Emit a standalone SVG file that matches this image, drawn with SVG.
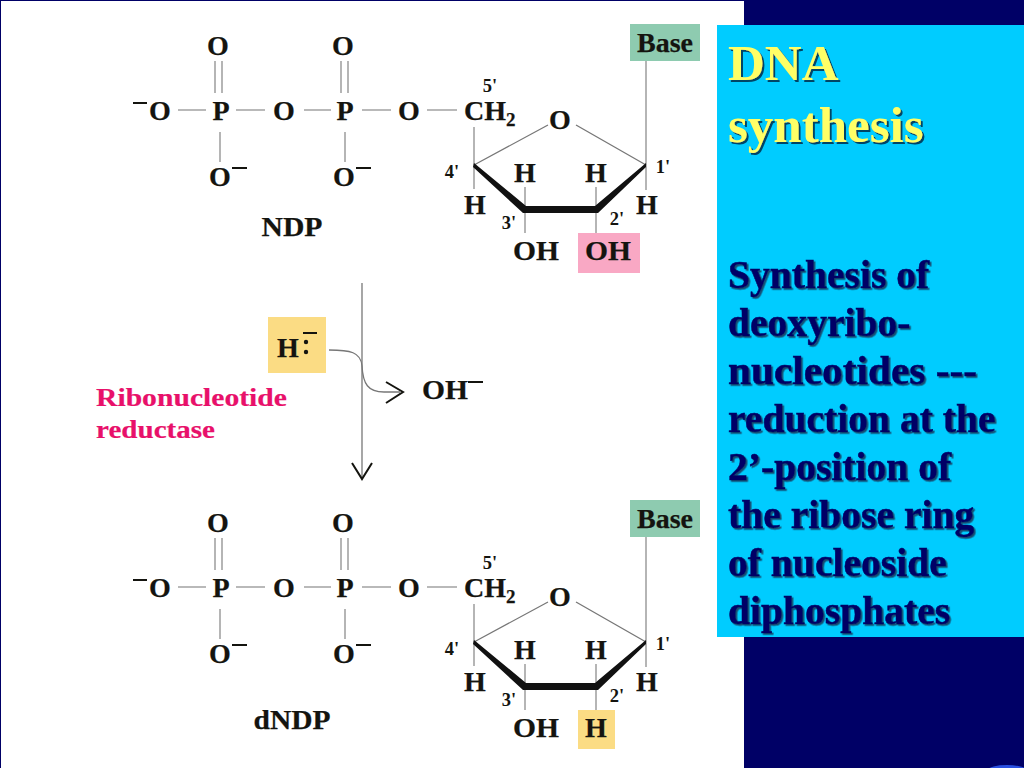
<svg xmlns="http://www.w3.org/2000/svg" width="1024" height="768" viewBox="0 0 1024 768">
<defs>
<style>
text{font-family:"Liberation Serif","Times New Roman",serif;font-weight:700;fill:#14140f}
.a{font-size:28px;text-anchor:middle;stroke:#14140f;stroke-width:.25}
.n{font-size:18.5px;text-anchor:middle}
.e{font-size:26px;fill:#e8106a;stroke:#e8106a;stroke-width:.2}
.l{stroke:#a3a3a3;stroke-width:1.6;fill:none}
.d{stroke:#777;stroke-width:1.3;fill:none}
.m{stroke:#14140f;stroke-width:2;fill:none}
.t{font-size:39.6px;fill:#000066;stroke:#000066;stroke-width:.5;filter:url(#sb)}
.y{font-size:51px;fill:#ffff66;filter:url(#sy)}
</style>
<filter id="sb" x="-5%" y="-20%" width="110%" height="140%"><feDropShadow dx="1.6" dy="1.6" stdDeviation="0.7" flood-color="#164a70"/></filter>
<filter id="sy" x="-5%" y="-20%" width="110%" height="140%"><feDropShadow dx="2" dy="2" stdDeviation="0.6" flood-color="#004466"/></filter>
</defs>
<rect id="background" width="1024" height="768" fill="#000066"/>
<rect id="page" x="1" y="1" width="743" height="767" fill="#ffffff"/>
<ellipse id="corner" cx="1007" cy="770" rx="19" ry="5" fill="#2a50e0"/>
<g id="panel">
<rect x="717" y="25" width="307" height="612" fill="#00ccff"/>
<text class="y" x="728" y="80">DNA</text>
<text class="y" x="728" y="142">synthesis</text>
<text class="t" x="728" y="288">Synthesis of</text>
<text class="t" x="728" y="336">deoxyribo-</text>
<text class="t" x="728" y="384" textLength="249" lengthAdjust="spacingAndGlyphs">nucleotides ---</text>
<text class="t" x="728" y="432">reduction at the</text>
<text class="t" x="728" y="480">2’-position of</text>
<text class="t" x="728" y="528">the ribose ring</text>
<text class="t" x="728" y="576">of nucleoside</text>
<text class="t" x="728" y="624">diphosphates</text>
</g>
<g id="connectors">
<path class="l" d="M215 61V93M222 61V93M178 110H206M236 110H265M304 110H331M362 110H391M220 132V162M341 61V93M348 61V93M345 132V162M427 110H457M474 127V189M525 187V233M596 187V233M646 61V190"/>
<path class="d" d="M474 165L548 125M576 125L646 165"/>
<path class="l" d="M215 538V570M222 538V570M178 587H206M236 587H265M304 587H331M362 587H391M220 609V639M341 538V570M348 538V570M345 609V639M427 587H457M474 604V666M525 664V710M596 664V710M646 537V667"/>
<path class="d" d="M474 642L548 602M576 602L646 642"/>
<path class="d" d="M362 283V479"/>
<path class="m" d="M352 463L362 479L372 463"/>
<path class="d" d="M329 350C350 350 361 352 362 366C363 384 368 392 384 392H400"/>
<path class="m" d="M386 382L403 392L386 403"/>
</g>
<g id="ndp-phosphate">
<text class="a" x="218" y="55">O</text><text class="a" x="343" y="55">O</text>
<text class="a" x="160" y="120">O</text><path class="m" d="M133 103H147M232 168H247M356 168H371"/>
<text class="a" x="221" y="120">P</text><text class="a" x="284" y="120">O</text><text class="a" x="345" y="120">P</text><text class="a" x="409" y="120">O</text>
<text class="a" x="220" y="186">O</text><text class="a" x="344" y="186">O</text>
<text class="a" x="292" y="236" textLength="61" lengthAdjust="spacingAndGlyphs">NDP</text>
</g>
<g id="ndp-ribose">
<text class="a" x="464" y="120" style="text-anchor:start">CH<tspan font-size="19" dy="6">2</tspan></text>
<text class="n" x="490" y="92">5'</text>
<text class="a" x="560" y="129">O</text>
<polygon points="474,163 526,206 595,206 646,163 646,167 598,213 523,213 473,167" fill="#111"/>
<text class="a" x="525" y="182">H</text><text class="a" x="596" y="182">H</text><text class="a" x="475" y="214">H</text><text class="a" x="647" y="214">H</text>
<text class="n" x="452" y="178">4'</text><text class="n" x="663" y="173">1'</text><text class="n" x="509" y="229">3'</text><text class="n" x="617" y="225">2'</text>
<text class="a" x="536" y="260" textLength="46" lengthAdjust="spacingAndGlyphs">OH</text>
</g>
<g id="ndp-oh"><rect x="578" y="233" width="62" height="40" fill="#f9a8c4"/><text class="a" x="608" y="260" textLength="46" lengthAdjust="spacingAndGlyphs">OH</text></g>
<g id="ndp-base"><rect x="630" y="24" width="70" height="37" fill="#8ecbb0"/><text class="a" x="665" y="52">Base</text></g>
<g id="hydride"><rect x="268" y="317" width="58" height="56" fill="#fbdc84"/><text class="a" x="288" y="357">H</text><circle cx="306" cy="342" r="2.2" fill="#14140f"/><circle cx="306" cy="352" r="2.2" fill="#14140f"/><path class="m" d="M303 333H317"/></g>
<g id="hydroxide"><text class="a" x="422" y="399" style="text-anchor:start" textLength="46" lengthAdjust="spacingAndGlyphs">OH</text><path class="m" d="M468 382H483"/></g>
<g id="enzyme"><text class="e" x="96" y="406" textLength="191" lengthAdjust="spacingAndGlyphs">Ribonucleotide</text><text class="e" x="96" y="438" textLength="119" lengthAdjust="spacingAndGlyphs">reductase</text></g>
<g id="dndp-phosphate">
<text class="a" x="218" y="532">O</text><text class="a" x="343" y="532">O</text>
<text class="a" x="160" y="597">O</text><path class="m" d="M133 580H147M232 645H247M356 645H371"/>
<text class="a" x="221" y="597">P</text><text class="a" x="284" y="597">O</text><text class="a" x="345" y="597">P</text><text class="a" x="409" y="597">O</text>
<text class="a" x="220" y="663">O</text><text class="a" x="344" y="663">O</text>
<text class="a" x="292" y="729" textLength="77" lengthAdjust="spacingAndGlyphs">dNDP</text>
</g>
<g id="dndp-ribose">
<text class="a" x="464" y="597" style="text-anchor:start">CH<tspan font-size="19" dy="6">2</tspan></text>
<text class="n" x="490" y="569">5'</text>
<text class="a" x="560" y="606">O</text>
<polygon points="474,640 526,683 595,683 646,640 646,644 598,690 523,690 473,644" fill="#111"/>
<text class="a" x="525" y="659">H</text><text class="a" x="596" y="659">H</text><text class="a" x="475" y="691">H</text><text class="a" x="647" y="691">H</text>
<text class="n" x="452" y="655">4'</text><text class="n" x="663" y="650">1'</text><text class="n" x="509" y="706">3'</text><text class="n" x="617" y="702">2'</text>
<text class="a" x="536" y="737" textLength="46" lengthAdjust="spacingAndGlyphs">OH</text>
</g>
<g id="dndp-h"><rect x="578" y="710" width="37" height="39" fill="#fbdc84"/><text class="a" x="596" y="737">H</text></g>
<g id="dndp-base"><rect x="630" y="500" width="70" height="37" fill="#8ecbb0"/><text class="a" x="665" y="528">Base</text></g>
</svg>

::::

* **Requirement**
Restate the whole of the material word for word without the pictures.

* **Full output**
Emit a standalone SVG file that matches this image, drawn with SVG.
<svg xmlns="http://www.w3.org/2000/svg" width="1024" height="768" viewBox="0 0 1024 768">
<defs>
<style>
text{font-family:"Liberation Serif","Times New Roman",serif;font-weight:700;fill:#14140f}
.a{font-size:28px;text-anchor:middle;stroke:#14140f;stroke-width:.25}
.n{font-size:18.5px;text-anchor:middle}
.e{font-size:26px;fill:#e8106a;stroke:#e8106a;stroke-width:.2}
.l{stroke:#a3a3a3;stroke-width:1.6;fill:none}
.d{stroke:#777;stroke-width:1.3;fill:none}
.m{stroke:#14140f;stroke-width:2;fill:none}
.t{font-size:39.6px;fill:#000066;stroke:#000066;stroke-width:.5;filter:url(#sb)}
.y{font-size:51px;fill:#ffff66;filter:url(#sy)}
</style>
<filter id="sb" x="-5%" y="-20%" width="110%" height="140%"><feDropShadow dx="1.6" dy="1.6" stdDeviation="0.7" flood-color="#164a70"/></filter>
<filter id="sy" x="-5%" y="-20%" width="110%" height="140%"><feDropShadow dx="2" dy="2" stdDeviation="0.6" flood-color="#004466"/></filter>
</defs>
<rect id="background" width="1024" height="768" fill="#000066"/>
<rect id="page" x="1" y="1" width="743" height="767" fill="#ffffff"/>
<ellipse id="corner" cx="1007" cy="770" rx="19" ry="5" fill="#2a50e0"/>
<g id="panel">
<rect x="717" y="25" width="307" height="612" fill="#00ccff"/>
<text class="y" x="728" y="80">DNA</text>
<text class="y" x="728" y="142">synthesis</text>
<text class="t" x="728" y="288">Synthesis of</text>
<text class="t" x="728" y="336">deoxyribo-</text>
<text class="t" x="728" y="384" textLength="249" lengthAdjust="spacingAndGlyphs">nucleotides ---</text>
<text class="t" x="728" y="432">reduction at the</text>
<text class="t" x="728" y="480">2’-position of</text>
<text class="t" x="728" y="528">the ribose ring</text>
<text class="t" x="728" y="576">of nucleoside</text>
<text class="t" x="728" y="624">diphosphates</text>
</g>
<g id="connectors">
<path class="l" d="M215 61V93M222 61V93M178 110H206M236 110H265M304 110H331M362 110H391M220 132V162M341 61V93M348 61V93M345 132V162M427 110H457M474 127V189M525 187V233M596 187V233M646 61V190"/>
<path class="d" d="M474 165L548 125M576 125L646 165"/>
<path class="l" d="M215 538V570M222 538V570M178 587H206M236 587H265M304 587H331M362 587H391M220 609V639M341 538V570M348 538V570M345 609V639M427 587H457M474 604V666M525 664V710M596 664V710M646 537V667"/>
<path class="d" d="M474 642L548 602M576 602L646 642"/>
<path class="d" d="M362 283V479"/>
<path class="m" d="M352 463L362 479L372 463"/>
<path class="d" d="M329 350C350 350 361 352 362 366C363 384 368 392 384 392H400"/>
<path class="m" d="M386 382L403 392L386 403"/>
</g>
<g id="ndp-phosphate">
<text class="a" x="218" y="55">O</text><text class="a" x="343" y="55">O</text>
<text class="a" x="160" y="120">O</text><path class="m" d="M133 103H147M232 168H247M356 168H371"/>
<text class="a" x="221" y="120">P</text><text class="a" x="284" y="120">O</text><text class="a" x="345" y="120">P</text><text class="a" x="409" y="120">O</text>
<text class="a" x="220" y="186">O</text><text class="a" x="344" y="186">O</text>
<text class="a" x="292" y="236" textLength="61" lengthAdjust="spacingAndGlyphs">NDP</text>
</g>
<g id="ndp-ribose">
<text class="a" x="464" y="120" style="text-anchor:start">CH<tspan font-size="19" dy="6">2</tspan></text>
<text class="n" x="490" y="92">5'</text>
<text class="a" x="560" y="129">O</text>
<polygon points="474,163 526,206 595,206 646,163 646,167 598,213 523,213 473,167" fill="#111"/>
<text class="a" x="525" y="182">H</text><text class="a" x="596" y="182">H</text><text class="a" x="475" y="214">H</text><text class="a" x="647" y="214">H</text>
<text class="n" x="452" y="178">4'</text><text class="n" x="663" y="173">1'</text><text class="n" x="509" y="229">3'</text><text class="n" x="617" y="225">2'</text>
<text class="a" x="536" y="260" textLength="46" lengthAdjust="spacingAndGlyphs">OH</text>
</g>
<g id="ndp-oh"><rect x="578" y="233" width="62" height="40" fill="#f9a8c4"/><text class="a" x="608" y="260" textLength="46" lengthAdjust="spacingAndGlyphs">OH</text></g>
<g id="ndp-base"><rect x="630" y="24" width="70" height="37" fill="#8ecbb0"/><text class="a" x="665" y="52">Base</text></g>
<g id="hydride"><rect x="268" y="317" width="58" height="56" fill="#fbdc84"/><text class="a" x="288" y="357">H</text><circle cx="306" cy="342" r="2.2" fill="#14140f"/><circle cx="306" cy="352" r="2.2" fill="#14140f"/><path class="m" d="M303 333H317"/></g>
<g id="hydroxide"><text class="a" x="422" y="399" style="text-anchor:start" textLength="46" lengthAdjust="spacingAndGlyphs">OH</text><path class="m" d="M468 382H483"/></g>
<g id="enzyme"><text class="e" x="96" y="406" textLength="191" lengthAdjust="spacingAndGlyphs">Ribonucleotide</text><text class="e" x="96" y="438" textLength="119" lengthAdjust="spacingAndGlyphs">reductase</text></g>
<g id="dndp-phosphate">
<text class="a" x="218" y="532">O</text><text class="a" x="343" y="532">O</text>
<text class="a" x="160" y="597">O</text><path class="m" d="M133 580H147M232 645H247M356 645H371"/>
<text class="a" x="221" y="597">P</text><text class="a" x="284" y="597">O</text><text class="a" x="345" y="597">P</text><text class="a" x="409" y="597">O</text>
<text class="a" x="220" y="663">O</text><text class="a" x="344" y="663">O</text>
<text class="a" x="292" y="729" textLength="77" lengthAdjust="spacingAndGlyphs">dNDP</text>
</g>
<g id="dndp-ribose">
<text class="a" x="464" y="597" style="text-anchor:start">CH<tspan font-size="19" dy="6">2</tspan></text>
<text class="n" x="490" y="569">5'</text>
<text class="a" x="560" y="606">O</text>
<polygon points="474,640 526,683 595,683 646,640 646,644 598,690 523,690 473,644" fill="#111"/>
<text class="a" x="525" y="659">H</text><text class="a" x="596" y="659">H</text><text class="a" x="475" y="691">H</text><text class="a" x="647" y="691">H</text>
<text class="n" x="452" y="655">4'</text><text class="n" x="663" y="650">1'</text><text class="n" x="509" y="706">3'</text><text class="n" x="617" y="702">2'</text>
<text class="a" x="536" y="737" textLength="46" lengthAdjust="spacingAndGlyphs">OH</text>
</g>
<g id="dndp-h"><rect x="578" y="710" width="37" height="39" fill="#fbdc84"/><text class="a" x="596" y="737">H</text></g>
<g id="dndp-base"><rect x="630" y="500" width="70" height="37" fill="#8ecbb0"/><text class="a" x="665" y="528">Base</text></g>
</svg>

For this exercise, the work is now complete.